Provided data
============================================================

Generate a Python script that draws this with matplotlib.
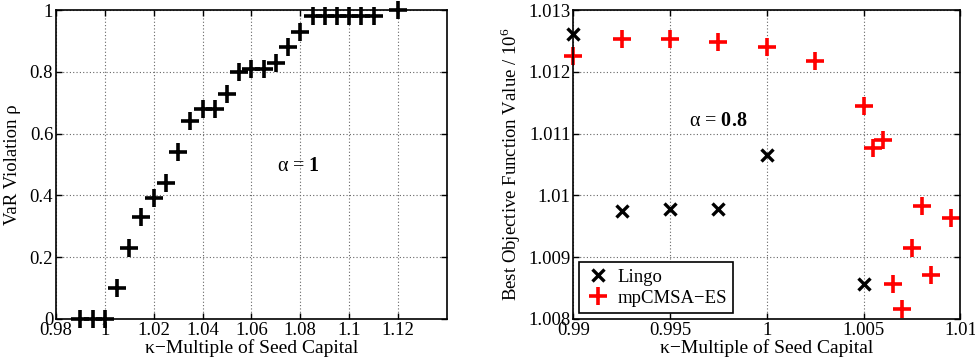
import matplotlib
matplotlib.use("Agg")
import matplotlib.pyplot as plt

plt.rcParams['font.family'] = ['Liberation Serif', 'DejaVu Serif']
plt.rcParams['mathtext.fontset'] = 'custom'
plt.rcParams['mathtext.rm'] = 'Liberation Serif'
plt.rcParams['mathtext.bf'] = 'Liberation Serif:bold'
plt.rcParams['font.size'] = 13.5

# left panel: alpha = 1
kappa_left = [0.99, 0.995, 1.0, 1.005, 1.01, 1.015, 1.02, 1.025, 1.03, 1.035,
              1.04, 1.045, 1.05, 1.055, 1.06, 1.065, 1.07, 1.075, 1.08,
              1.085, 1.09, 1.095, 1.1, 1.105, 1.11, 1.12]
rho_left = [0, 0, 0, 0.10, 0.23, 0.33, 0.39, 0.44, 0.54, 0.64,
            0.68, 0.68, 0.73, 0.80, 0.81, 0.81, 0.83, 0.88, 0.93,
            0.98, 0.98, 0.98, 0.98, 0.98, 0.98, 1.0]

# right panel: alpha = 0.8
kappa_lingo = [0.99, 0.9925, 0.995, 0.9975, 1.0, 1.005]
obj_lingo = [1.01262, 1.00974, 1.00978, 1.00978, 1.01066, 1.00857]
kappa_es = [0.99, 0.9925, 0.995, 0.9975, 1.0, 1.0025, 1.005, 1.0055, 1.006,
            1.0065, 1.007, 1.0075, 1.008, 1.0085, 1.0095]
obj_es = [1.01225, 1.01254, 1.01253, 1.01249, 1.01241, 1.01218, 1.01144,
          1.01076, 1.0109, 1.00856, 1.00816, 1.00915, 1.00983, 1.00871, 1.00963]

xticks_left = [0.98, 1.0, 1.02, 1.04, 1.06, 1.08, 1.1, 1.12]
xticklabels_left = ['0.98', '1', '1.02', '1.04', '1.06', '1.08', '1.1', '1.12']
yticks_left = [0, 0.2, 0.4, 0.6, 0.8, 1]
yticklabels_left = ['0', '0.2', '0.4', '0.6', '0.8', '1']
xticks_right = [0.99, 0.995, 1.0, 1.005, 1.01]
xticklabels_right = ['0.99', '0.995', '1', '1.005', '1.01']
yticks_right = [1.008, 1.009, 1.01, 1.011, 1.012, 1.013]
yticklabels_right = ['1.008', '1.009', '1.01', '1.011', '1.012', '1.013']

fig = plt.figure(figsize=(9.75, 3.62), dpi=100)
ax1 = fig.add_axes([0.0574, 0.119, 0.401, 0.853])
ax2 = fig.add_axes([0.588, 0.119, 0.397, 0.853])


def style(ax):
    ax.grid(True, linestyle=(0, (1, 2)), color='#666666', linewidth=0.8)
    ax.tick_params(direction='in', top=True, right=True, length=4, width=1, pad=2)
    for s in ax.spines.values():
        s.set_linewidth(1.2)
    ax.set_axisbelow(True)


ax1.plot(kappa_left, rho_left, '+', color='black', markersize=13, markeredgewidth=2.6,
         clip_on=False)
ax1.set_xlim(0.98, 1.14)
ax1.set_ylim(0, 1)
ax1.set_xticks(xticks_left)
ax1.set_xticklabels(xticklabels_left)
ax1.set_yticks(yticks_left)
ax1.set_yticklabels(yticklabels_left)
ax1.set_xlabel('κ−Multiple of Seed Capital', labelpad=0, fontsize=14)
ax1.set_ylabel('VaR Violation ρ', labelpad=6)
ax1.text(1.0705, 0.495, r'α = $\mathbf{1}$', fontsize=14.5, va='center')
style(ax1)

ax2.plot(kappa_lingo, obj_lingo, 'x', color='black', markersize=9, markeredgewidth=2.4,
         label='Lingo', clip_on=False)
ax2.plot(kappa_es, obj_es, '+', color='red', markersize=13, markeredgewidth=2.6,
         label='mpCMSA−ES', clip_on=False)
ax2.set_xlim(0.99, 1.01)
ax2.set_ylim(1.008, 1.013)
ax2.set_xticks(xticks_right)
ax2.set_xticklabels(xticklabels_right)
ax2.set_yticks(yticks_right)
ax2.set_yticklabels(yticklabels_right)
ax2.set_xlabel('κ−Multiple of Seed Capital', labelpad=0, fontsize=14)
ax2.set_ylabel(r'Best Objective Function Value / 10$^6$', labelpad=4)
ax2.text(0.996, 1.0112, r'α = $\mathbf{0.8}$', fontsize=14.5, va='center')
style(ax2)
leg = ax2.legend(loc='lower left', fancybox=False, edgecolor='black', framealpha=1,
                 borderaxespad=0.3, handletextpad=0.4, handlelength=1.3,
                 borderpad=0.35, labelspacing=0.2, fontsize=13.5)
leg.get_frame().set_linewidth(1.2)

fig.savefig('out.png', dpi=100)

============================================================

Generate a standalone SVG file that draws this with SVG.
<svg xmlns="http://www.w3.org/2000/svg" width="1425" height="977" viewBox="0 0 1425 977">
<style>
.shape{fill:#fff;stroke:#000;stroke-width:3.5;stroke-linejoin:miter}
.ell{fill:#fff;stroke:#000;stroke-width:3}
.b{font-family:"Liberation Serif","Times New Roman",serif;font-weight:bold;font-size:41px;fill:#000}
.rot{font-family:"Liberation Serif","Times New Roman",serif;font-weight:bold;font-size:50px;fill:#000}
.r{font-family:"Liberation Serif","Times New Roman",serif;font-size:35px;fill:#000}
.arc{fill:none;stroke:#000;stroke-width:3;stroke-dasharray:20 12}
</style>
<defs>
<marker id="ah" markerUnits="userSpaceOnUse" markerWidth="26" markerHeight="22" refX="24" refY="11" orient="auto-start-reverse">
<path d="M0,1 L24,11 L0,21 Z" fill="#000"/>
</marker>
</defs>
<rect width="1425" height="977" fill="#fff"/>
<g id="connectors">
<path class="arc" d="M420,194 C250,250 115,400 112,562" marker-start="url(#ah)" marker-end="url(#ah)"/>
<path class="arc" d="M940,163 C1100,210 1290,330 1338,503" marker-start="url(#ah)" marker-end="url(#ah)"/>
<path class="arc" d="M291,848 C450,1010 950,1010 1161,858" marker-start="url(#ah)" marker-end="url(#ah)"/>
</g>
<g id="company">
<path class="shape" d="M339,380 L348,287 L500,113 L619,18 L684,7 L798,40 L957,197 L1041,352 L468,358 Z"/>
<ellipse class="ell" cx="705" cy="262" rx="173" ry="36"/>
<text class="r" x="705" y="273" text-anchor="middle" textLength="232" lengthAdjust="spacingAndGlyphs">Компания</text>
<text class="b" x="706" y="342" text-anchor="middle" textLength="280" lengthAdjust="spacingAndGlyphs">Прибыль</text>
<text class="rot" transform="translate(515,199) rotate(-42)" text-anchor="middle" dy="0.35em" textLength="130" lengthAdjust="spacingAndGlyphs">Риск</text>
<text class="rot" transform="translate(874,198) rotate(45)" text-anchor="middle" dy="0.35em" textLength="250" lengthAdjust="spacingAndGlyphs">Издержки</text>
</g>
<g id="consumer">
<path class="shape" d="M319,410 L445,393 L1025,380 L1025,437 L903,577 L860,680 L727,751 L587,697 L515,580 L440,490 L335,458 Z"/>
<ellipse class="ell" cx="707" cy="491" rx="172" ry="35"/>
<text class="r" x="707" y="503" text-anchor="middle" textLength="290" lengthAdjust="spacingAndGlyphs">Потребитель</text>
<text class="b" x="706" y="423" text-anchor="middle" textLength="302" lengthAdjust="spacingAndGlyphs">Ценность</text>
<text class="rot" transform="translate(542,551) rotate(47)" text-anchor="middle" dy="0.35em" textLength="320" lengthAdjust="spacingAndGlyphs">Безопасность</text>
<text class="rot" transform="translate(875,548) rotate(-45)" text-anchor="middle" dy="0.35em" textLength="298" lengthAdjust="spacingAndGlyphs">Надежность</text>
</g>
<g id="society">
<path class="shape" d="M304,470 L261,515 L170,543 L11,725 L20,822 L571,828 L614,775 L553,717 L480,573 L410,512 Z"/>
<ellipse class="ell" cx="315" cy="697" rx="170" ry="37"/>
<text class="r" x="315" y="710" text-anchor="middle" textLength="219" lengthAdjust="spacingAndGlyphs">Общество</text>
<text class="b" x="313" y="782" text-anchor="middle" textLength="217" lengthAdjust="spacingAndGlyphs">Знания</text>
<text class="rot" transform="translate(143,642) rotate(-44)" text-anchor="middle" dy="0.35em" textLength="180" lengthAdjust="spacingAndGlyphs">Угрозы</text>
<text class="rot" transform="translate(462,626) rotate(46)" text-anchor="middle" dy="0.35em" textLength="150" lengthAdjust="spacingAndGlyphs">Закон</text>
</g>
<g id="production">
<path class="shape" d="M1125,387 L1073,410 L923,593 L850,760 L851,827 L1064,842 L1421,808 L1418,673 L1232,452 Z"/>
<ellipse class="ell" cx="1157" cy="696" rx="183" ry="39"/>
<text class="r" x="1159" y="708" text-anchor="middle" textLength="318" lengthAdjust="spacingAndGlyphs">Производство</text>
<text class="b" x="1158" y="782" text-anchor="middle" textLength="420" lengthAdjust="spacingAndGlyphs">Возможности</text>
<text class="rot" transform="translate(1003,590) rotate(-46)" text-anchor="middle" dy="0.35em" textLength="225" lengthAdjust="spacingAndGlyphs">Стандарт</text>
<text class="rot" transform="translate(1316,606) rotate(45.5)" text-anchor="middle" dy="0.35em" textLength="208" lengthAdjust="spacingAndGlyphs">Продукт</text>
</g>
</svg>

============================================================

Task requirements
Within the listing above, extract exactly the lines that run from the one containing "Generate a Python" through the one containing "import matplotlib.pyplot as plt", excluding any pictures.

Task solution
Generate a Python script that draws this with matplotlib.
import matplotlib
matplotlib.use("Agg")
import matplotlib.pyplot as plt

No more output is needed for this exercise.